John Kissee (2025). Doctor Rigby: Tales from the Deep. Markosia.
Uma boa surpresa em novela gráfica. O estilo retro é rebuscado, equilibrado e bem cuidado, com uma ilustração comedida mas cheia de pequenas surpresas para os conhecedores do terror clássico. As histórias seguem o mesmo molde, evocando visões evocativas do terror pop dos anos 50 do século XX. Um livro divertido, bem estuturado e visualmente interessante.
Chris Claremont, et al (2025). Cosmic X-Men Omnibus. Marvel Comics.

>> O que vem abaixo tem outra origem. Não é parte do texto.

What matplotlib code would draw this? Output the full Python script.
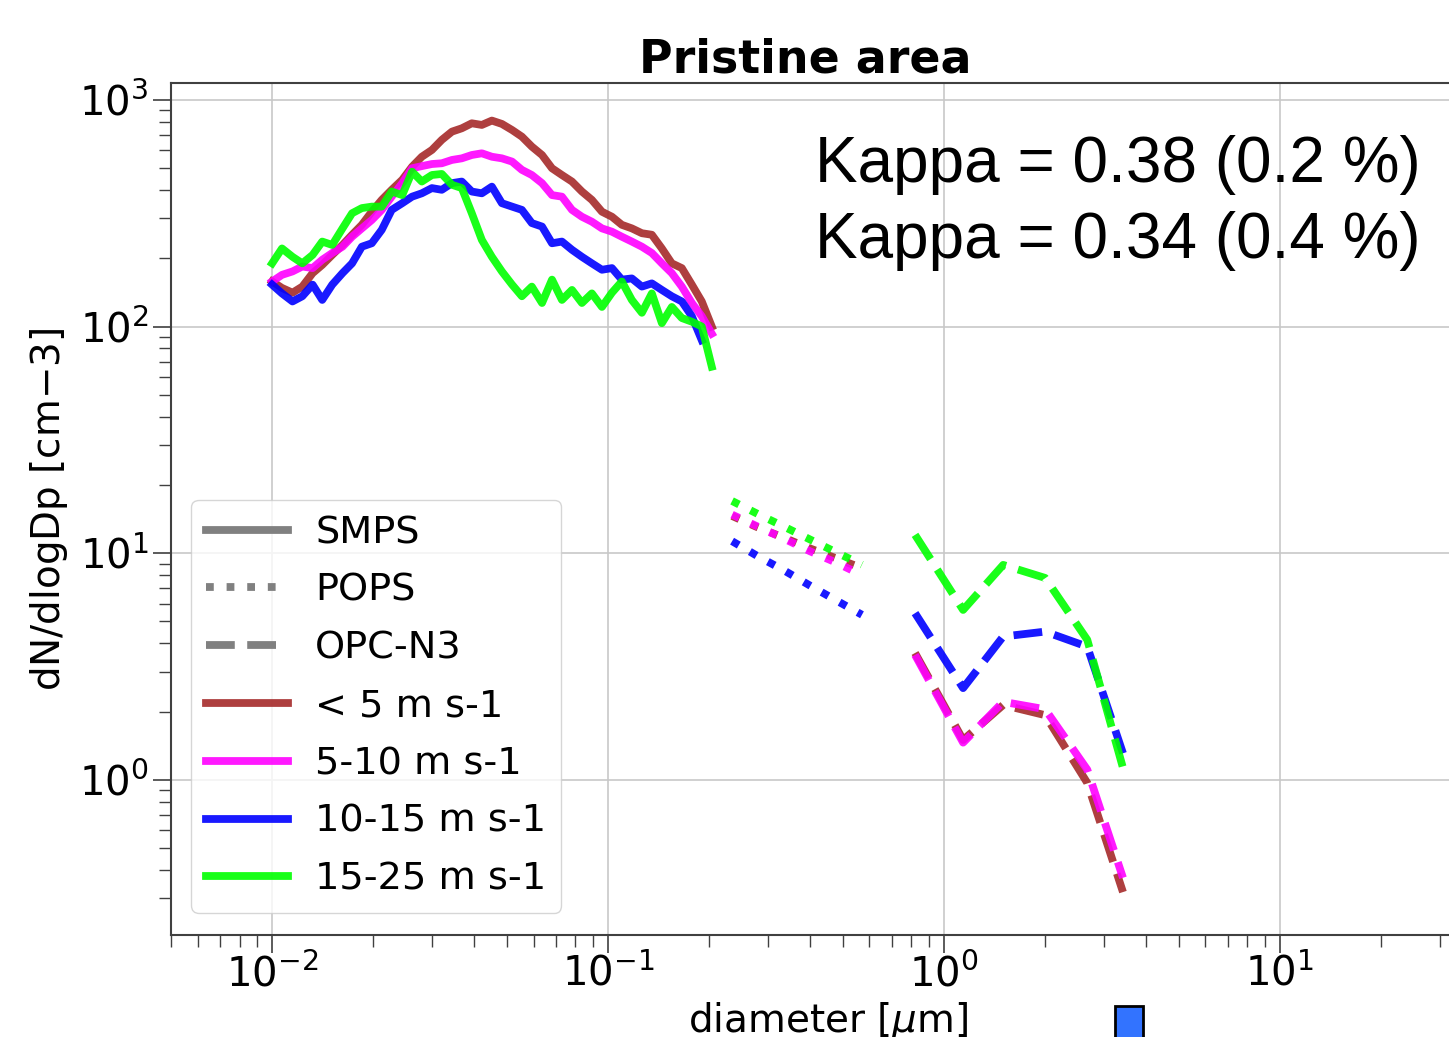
import matplotlib
matplotlib.use('agg')
import matplotlib.pyplot as plt
from matplotlib.lines import Line2D
from matplotlib.patches import Rectangle

# wind speed classes
labels = ['< 5 m s-1', '5-10 m s-1', '10-15 m s-1', '15-25 m s-1']
colors = ['#a52a2a', '#ff00ff', '#0000ff', '#00ff00']

# SMPS size distribution (diameter in um)
smps_dp = [0.0100, 0.0107, 0.0115, 0.0123, 0.0132, 0.0141, 0.0151, 0.0162, 0.0173,
           0.0185, 0.0198, 0.0212, 0.0227, 0.0244, 0.0261, 0.0279, 0.0299, 0.0320,
           0.0343, 0.0367, 0.0393, 0.0421, 0.0451, 0.0483, 0.0518, 0.0554, 0.0593,
           0.0636, 0.0681, 0.0729, 0.0781, 0.0836, 0.0895, 0.0959, 0.1027, 0.1099,
           0.1177, 0.1261, 0.1350, 0.1446, 0.1548, 0.1658, 0.1776, 0.1901, 0.2036]
smps_lt5 = [158, 148, 141, 150, 172, 187, 207, 229, 254, 281, 321, 362, 401, 444, 507,
            561, 601, 666, 724, 749, 788, 775, 810, 783, 736, 688, 622, 571, 499, 466,
            436, 394, 362, 321, 305, 281, 271, 258, 254, 221, 190, 181, 153, 129, 100]
smps_5_10 = [158, 169, 175, 184, 181, 197, 211, 225, 249, 271, 295, 327, 374, 429, 499,
             510, 521, 525, 543, 552, 571, 581, 561, 552, 534, 491, 466, 429, 380, 374,
             327, 305, 290, 271, 262, 249, 237, 225, 211, 190, 172, 150, 127, 111, 93]
smps_10_15 = [153, 140, 129, 136, 153, 131, 153, 172, 190, 225, 233, 267, 327, 350, 374,
              387, 408, 401, 429, 436, 394, 387, 414, 350, 338, 327, 286, 276, 233, 237,
              218, 203, 190, 178, 181, 161, 163, 150, 155, 145, 136, 129, 111, 87]
smps_15_25 = [190, 221, 203, 190, 207, 237, 229, 271, 316, 333, 338, 338, 394, 380, 482,
              436, 466, 471, 422, 408, 316, 241, 203, 175, 153, 136, 150, 127, 161, 131,
              145, 127, 140, 122, 141, 158, 131, 115, 140, 103.5, 122, 109, 105, 100, 66.5]

# POPS
pops_dp = [0.234, 0.279, 0.334, 0.399, 0.477, 0.570]
pops_lt5 = [14.6, 13.0, 11.7, 10.5, 9.5, 8.6]
pops_5_10 = [14.8, 13.1, 11.6, 10.2, 9.1, 8.0]
pops_10_15 = [11.3, 9.7, 8.4, 7.2, 6.2, 5.35]
pops_15_25 = [17.0, 14.9, 13.1, 11.5, 10.1, 8.9]

# OPC-N3
opc_dp = [0.82, 1.14, 1.50, 2.00, 2.67, 3.41]
opc_lt5 = [3.63, 1.50, 2.14, 1.93, 0.97, 0.32]
opc_5_10 = [3.56, 1.46, 2.21, 2.05, 1.11, 0.37]
opc_10_15 = [5.44, 2.54, 4.29, 4.51, 3.87, 1.31]
opc_15_25 = [12.05, 5.62, 8.88, 7.78, 4.15, 1.13]

smps = [smps_lt5, smps_5_10, smps_10_15, smps_15_25]
pops = [pops_lt5, pops_5_10, pops_10_15, pops_15_25]
opc = [opc_lt5, opc_5_10, opc_10_15, opc_15_25]

LW = 5.6

fig = plt.figure(figsize=(14.49, 10.37), dpi=100)
ax = fig.add_axes([0.118, 0.0984, 0.884, 0.8216])

for ys, c in zip(smps, colors):
    ax.plot(smps_dp[:len(ys)], ys, color=c, lw=LW, alpha=0.9, ls='-')
for ys, c in zip(pops, colors):
    ax.plot(pops_dp, ys, color=c, lw=LW, alpha=0.9, ls=':')
for ys, c in zip(opc, colors):
    ax.plot(opc_dp, ys, color=c, lw=LW, alpha=0.9, ls='--')

ax.set_xscale('log')
ax.set_yscale('log')
ax.set_xlim(0.005, 32.5)
ax.set_ylim(0.207, 1187)
ax.grid(True, which='major', color='#c8c8c8', lw=1.2)
ax.set_axisbelow(True)

for s in ax.spines.values():
    s.set_color('#404040')
    s.set_linewidth(1.5)

ax.tick_params(which='major', labelsize=29, length=13, width=1.2, color='#404040')
ax.tick_params(which='minor', length=8.5, width=1.0, color='#404040')
ax.tick_params(axis='x', which='major', pad=1)
ax.tick_params(axis='y', which='major', pad=3)

ax.set_title('Pristine area', fontsize=33, fontweight='bold', x=0.495, pad=6)
ax.set_xlabel(r'diameter [$\mu$m]', fontsize=28)
ax.set_ylabel('dN/dlogDp [cm$-$3]', fontsize=28)
ax.xaxis.set_label_coords(0.513, -0.076)
ax.yaxis.set_label_coords(-0.079, 0.5)

ax.text(0.5027, 0.8838, 'Kappa = 0.38 (0.2 %)', transform=ax.transAxes,
        fontsize=46, family='Liberation Sans', va='baseline', ha='left')
ax.text(0.5027, 0.7946, 'Kappa = 0.34 (0.4 %)', transform=ax.transAxes,
        fontsize=46, family='Liberation Sans', va='baseline', ha='left')

handles = [Line2D([], [], color='gray', lw=LW, ls='-'),
           Line2D([], [], color='gray', lw=LW, ls=':'),
           Line2D([], [], color='gray', lw=LW, ls='--')]
handles += [Line2D([], [], color=c, lw=LW, alpha=0.9) for c in colors]
leg = ax.legend(handles, ['SMPS', 'POPS', 'OPC-N3'] + labels, loc='lower left',
                bbox_to_anchor=(0.0156, 0.0258), borderaxespad=0, fontsize=27.5,
                handlelength=2.15, handletextpad=0.7, labelspacing=0.57)

# small blue marker at the bottom edge
fig.patches.append(Rectangle((0.7695, -0.01), 0.0193, 0.0399, transform=fig.transFigure,
                             facecolor='#3273ff', edgecolor='black', lw=2))

fig.savefig('out.png', dpi=100)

É difícil de ultrapassar a influência do trabalho de Chris Claremont como argumentista dos X-Men. Nos anos 90, pegou num título bastante menor da Marvel e transformou-o num mini-império dos comics, com vários títulos complementares e uma galeria crescente de personagens que que tornaram icónicos. A sua receita foi relativamente simples. Mudou a metáfora dos mutantes, sempre a braços com os seus poderes, da lógica de identificação com a adolescência e as transformações do corpo, com prego a fundo em direção às questões raciais. Sempre em luta contra o racismo e a incompreensão, antagonizados por uma sociedade que os rejeita. O outro lado da equação inspirou-se diretamente nas telenovelas. Claremont deu mais corpo aos personagens, dotando-os de vidas complexas (entendam este complexo ao nível dos comics, claro), bem como teias de interrelações sociais e amorosas. Integrou isso no meio das aventuras típicas do género, criando linhas narrativas convolutas que ainda hoje são exploradas. Foi uma fórmula de sucesso, que catapultou o argumentista para o estrelato, mantida ao longo de décadas e que talvez só Jonatham Hickman, com a linha narrativa House of X, conseguiu quebrar um pouco.
Outro pormenor que Claremont soube explorar envolve alguns elementos distantes do mythos central dos X-Men - a sua ligação com o longínquio império estelar Shi'ar. É a oportunidade perfeita para doses valentes de space opera ao estilo dos comics de super-heróis, e Claremont legou-nos algumas sagas interestelares em que os heróis se vêem envolvidos em complexas conspirações e jogos de poder entre planetas e civilizações alienígenas. O tom de aventura dinâmico é contínuo, sempre divertido de ler. Este omnibus colige aventuras similares já criadas pelos argumentistas que sucederam a Claremont, num tom mais grimdark que espelha a evolução posterior dos personagens.
Rob Williams, Arthur Wyatt (2025). Judge Dredd: A Better World. Londres: 2000 AD.
De vez em quando, a cultura pop surpreende com a visceralidade com que aborda temas delicados. Sabemos que Judge Dredd é uma das mais mal interpretadas metáforas sobre o fascismo autoritário. O futuro das megacities não é uma visão a aspirar, nem a justiça de Dredd sequer justa. A metáfora dilui-se imenso no uso que é dado ao personagem, muitas vezes em tom de policial e heroísmo futurista. Há séries que escapam, e esta foi uma delas. Foca-se numa Juiz que é essencialmente uma administradora, responsável pela contabilidade do departamento de justiça que governa Mega City 1. E que, nas suas contas e simulações, percebe que o investimento linear em mais forças, em reforço da segurança repressiva, tem como efeito o aumento do crime e insegurança. Se os recursos são priorizados para estas áreas, outras, como a educação e o bem estar dos cidadãos, deterioram-se e as pessoas reovltam-se. Percebendo isto, a Juiz avança com um projeto experimental que melhora as condições de vida de um dos bairros da cidade. Um projeto mal visto pelos poderes tradicionais, que se aliam aos media sensacionalistas para denegrir e pintar uma falsa imagem do projeto, enquanto conspiram para assassinar a Juiz que trabalha para construir um mundo realmente melhor. E, sendo o mundo de Mega City 1 uma distopia, serão bem sucedidos. A metáfora sobre os dias de hoje é palpável. Rendidos ao canto da sereia do populismo, estamos a deixar que as nossas condições de vida piorem para favorecer oligarquias plutocráticas, enquanto achincalhamos aqueles que nos mostram como é realmente possível melhorar o mundo.